## PROBLEM STATEMENT
Quote the whole listing exactly. Leave the pictures out of your copy.

## PROVIDED MATERIAL
┏━━
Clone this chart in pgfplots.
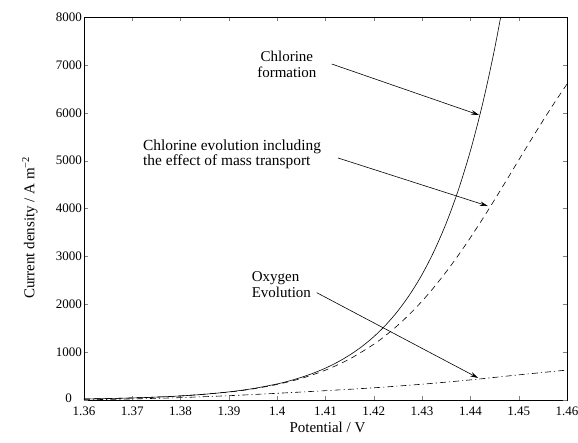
\documentclass[border=0pt]{standalone}
\usepackage{pgfplots}
\pgfplotsset{compat=1.18}
\usepackage{fontspec}
\setmainfont{Liberation Serif}
\usetikzlibrary{arrows.meta}
\begin{document}
\begin{tikzpicture}
\path[use as bounding box] (-84pt,-42pt) rectangle (494pt,400pt);
\begin{axis}[
  at={(0pt,0pt)}, anchor=south west,
  scale only axis, width=483pt, height=383pt,
  xmin=1.36, xmax=1.46, ymin=0, ymax=8000,
  xtick={1.36,1.37,1.38,1.39,1.40,1.41,1.42,1.43,1.44,1.45,1.46},
  ytick={1000,2000,3000,4000,5000,6000,7000,8000},
  extra y ticks={0},
  extra y tick style={yticklabel style={xshift=-10pt, yshift=2pt}},
  tick align=inside, major tick length=4pt,
  axis line style={line width=0.7pt},
  /pgf/number format/assume math mode=true,
  /pgf/number format/1000 sep={},
  xticklabel style={/pgf/number format/precision=2, font=\rmfamily\fontsize{13}{15}\selectfont, yshift=-3.5pt},
  yticklabel style={font=\rmfamily\fontsize{13}{15}\selectfont, inner sep=2pt},
  xlabel={Potential / V},
  ylabel={Current density / A m\textsuperscript{−2}},
  every axis x label/.style={at={(axis description cs:0.504,-0.0705)}, anchor=center, font=\rmfamily\fontsize{15}{17}\selectfont},
  every axis y label/.style={at={(axis description cs:-0.112,0.45)}, rotate=90, anchor=center, font=\rmfamily\fontsize{15}{17}\selectfont},
]
% Chlorine formation (solid)
\addplot[black, line width=0.6pt, smooth] coordinates {
(1.36,21.7) (1.365,30.6) (1.37,43.0) (1.375,60.6) (1.38,85.4) (1.385,120.3)
(1.39,169.4) (1.395,238.6) (1.40,336.1) (1.4025,398.8) (1.405,473.3) (1.4075,561.8)
(1.41,666.6) (1.4125,791.2) (1.415,939.0) (1.4175,1114.4)
(1.42,1322.6) (1.4225,1569.6) (1.425,1862.9) (1.4275,2210.7) (1.43,2623.5) (1.4325,3114) (1.435,3695.5)
(1.4375,4386) (1.44,5204.7) (1.4425,6176) (1.445,7330) (1.4475,8699) (1.45,10327)
};
% Chlorine with mass transport (dashed)
\addplot[black, line width=0.6pt, smooth, dash pattern=on 6pt off 4.5pt] coordinates {
(1.36,21.6) (1.37,42.8) (1.38,84.7) (1.39,166.5) (1.395,232.9) (1.40,324.9)
(1.405,451.4) (1.41,623.9) (1.415,856.4) (1.42,1164.4) (1.4225,1351.6) (1.425,1563.7)
(1.4275,1801.6) (1.43,2066.6) (1.4325,2359.3) (1.435,2678.7) (1.4375,3023.7) (1.44,3391.5)
(1.4425,3778.7) (1.445,4181.5) (1.4475,4593.9) (1.45,5011.1) (1.4525,5424.9)
(1.455,5831.3) (1.4575,6224.3) (1.46,6598.7)
};
% Oxygen evolution (dash-dot)
\addplot[black, line width=0.6pt, smooth, dash pattern=on 6pt off 3pt on 1.2pt off 3pt] coordinates {
(1.36,5) (1.365,12) (1.37,22) (1.375,35) (1.38,50) (1.39,90) (1.40,140)
(1.41,195) (1.42,255) (1.43,330) (1.44,420) (1.45,525) (1.46,625)
};
% annotations
\node[align=center, inner sep=0pt, font=\fontsize{15}{16}\selectfont] at (axis cs:1.4020,7008) {Chlorine\\formation};
\node[align=left, anchor=west, inner sep=0pt, font=\fontsize{15.4}{15.5}\selectfont] at (axis cs:1.3722,5128) {Chlorine evolution including\\the effect of mass transport};
\node[align=left, anchor=west, inner sep=0pt, font=\fontsize{15}{16.5}\selectfont] at (axis cs:1.3947,2406) {Oxygen\\Evolution};
\draw[line width=0.6pt, -{Stealth[length=8pt,width=4.5pt]}] (axis cs:1.4113,7018) -- (axis cs:1.4418,5953);
\draw[line width=0.6pt, -{Stealth[length=8pt,width=4.5pt]}] (axis cs:1.4126,5055) -- (axis cs:1.4436,4052);
\draw[line width=0.6pt, -{Stealth[length=8pt,width=4.5pt]}] (axis cs:1.4082,2241) -- (axis cs:1.4416,460);
\end{axis}
\end{tikzpicture}
\end{document}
┗━━
## EXERCISE ANSWER
Clone this chart in pgfplots.
\documentclass[border=0pt]{standalone}
\usepackage{pgfplots}
\pgfplotsset{compat=1.18}
\usepackage{fontspec}
\setmainfont{Liberation Serif}
\usetikzlibrary{arrows.meta}
\begin{document}
\begin{tikzpicture}
\path[use as bounding box] (-84pt,-42pt) rectangle (494pt,400pt);
\begin{axis}[
  at={(0pt,0pt)}, anchor=south west,
  scale only axis, width=483pt, height=383pt,
  xmin=1.36, xmax=1.46, ymin=0, ymax=8000,
  xtick={1.36,1.37,1.38,1.39,1.40,1.41,1.42,1.43,1.44,1.45,1.46},
  ytick={1000,2000,3000,4000,5000,6000,7000,8000},
  extra y ticks={0},
  extra y tick style={yticklabel style={xshift=-10pt, yshift=2pt}},
  tick align=inside, major tick length=4pt,
  axis line style={line width=0.7pt},
  /pgf/number format/assume math mode=true,
  /pgf/number format/1000 sep={},
  xticklabel style={/pgf/number format/precision=2, font=\rmfamily\fontsize{13}{15}\selectfont, yshift=-3.5pt},
  yticklabel style={font=\rmfamily\fontsize{13}{15}\selectfont, inner sep=2pt},
  xlabel={Potential / V},
  ylabel={Current density / A m\textsuperscript{−2}},
  every axis x label/.style={at={(axis description cs:0.504,-0.0705)}, anchor=center, font=\rmfamily\fontsize{15}{17}\selectfont},
  every axis y label/.style={at={(axis description cs:-0.112,0.45)}, rotate=90, anchor=center, font=\rmfamily\fontsize{15}{17}\selectfont},
]
% Chlorine formation (solid)
\addplot[black, line width=0.6pt, smooth] coordinates {
(1.36,21.7) (1.365,30.6) (1.37,43.0) (1.375,60.6) (1.38,85.4) (1.385,120.3)
(1.39,169.4) (1.395,238.6) (1.40,336.1) (1.4025,398.8) (1.405,473.3) (1.4075,561.8)
(1.41,666.6) (1.4125,791.2) (1.415,939.0) (1.4175,1114.4)
(1.42,1322.6) (1.4225,1569.6) (1.425,1862.9) (1.4275,2210.7) (1.43,2623.5) (1.4325,3114) (1.435,3695.5)
(1.4375,4386) (1.44,5204.7) (1.4425,6176) (1.445,7330) (1.4475,8699) (1.45,10327)
};
% Chlorine with mass transport (dashed)
\addplot[black, line width=0.6pt, smooth, dash pattern=on 6pt off 4.5pt] coordinates {
(1.36,21.6) (1.37,42.8) (1.38,84.7) (1.39,166.5) (1.395,232.9) (1.40,324.9)
(1.405,451.4) (1.41,623.9) (1.415,856.4) (1.42,1164.4) (1.4225,1351.6) (1.425,1563.7)
(1.4275,1801.6) (1.43,2066.6) (1.4325,2359.3) (1.435,2678.7) (1.4375,3023.7) (1.44,3391.5)
(1.4425,3778.7) (1.445,4181.5) (1.4475,4593.9) (1.45,5011.1) (1.4525,5424.9)
(1.455,5831.3) (1.4575,6224.3) (1.46,6598.7)
};
% Oxygen evolution (dash-dot)
\addplot[black, line width=0.6pt, smooth, dash pattern=on 6pt off 3pt on 1.2pt off 3pt] coordinates {
(1.36,5) (1.365,12) (1.37,22) (1.375,35) (1.38,50) (1.39,90) (1.40,140)
(1.41,195) (1.42,255) (1.43,330) (1.44,420) (1.45,525) (1.46,625)
};
% annotations
\node[align=center, inner sep=0pt, font=\fontsize{15}{16}\selectfont] at (axis cs:1.4020,7008) {Chlorine\\formation};
\node[align=left, anchor=west, inner sep=0pt, font=\fontsize{15.4}{15.5}\selectfont] at (axis cs:1.3722,5128) {Chlorine evolution including\\the effect of mass transport};
\node[align=left, anchor=west, inner sep=0pt, font=\fontsize{15}{16.5}\selectfont] at (axis cs:1.3947,2406) {Oxygen\\Evolution};
\draw[line width=0.6pt, -{Stealth[length=8pt,width=4.5pt]}] (axis cs:1.4113,7018) -- (axis cs:1.4418,5953);
\draw[line width=0.6pt, -{Stealth[length=8pt,width=4.5pt]}] (axis cs:1.4126,5055) -- (axis cs:1.4436,4052);
\draw[line width=0.6pt, -{Stealth[length=8pt,width=4.5pt]}] (axis cs:1.4082,2241) -- (axis cs:1.4416,460);
\end{axis}
\end{tikzpicture}
\end{document}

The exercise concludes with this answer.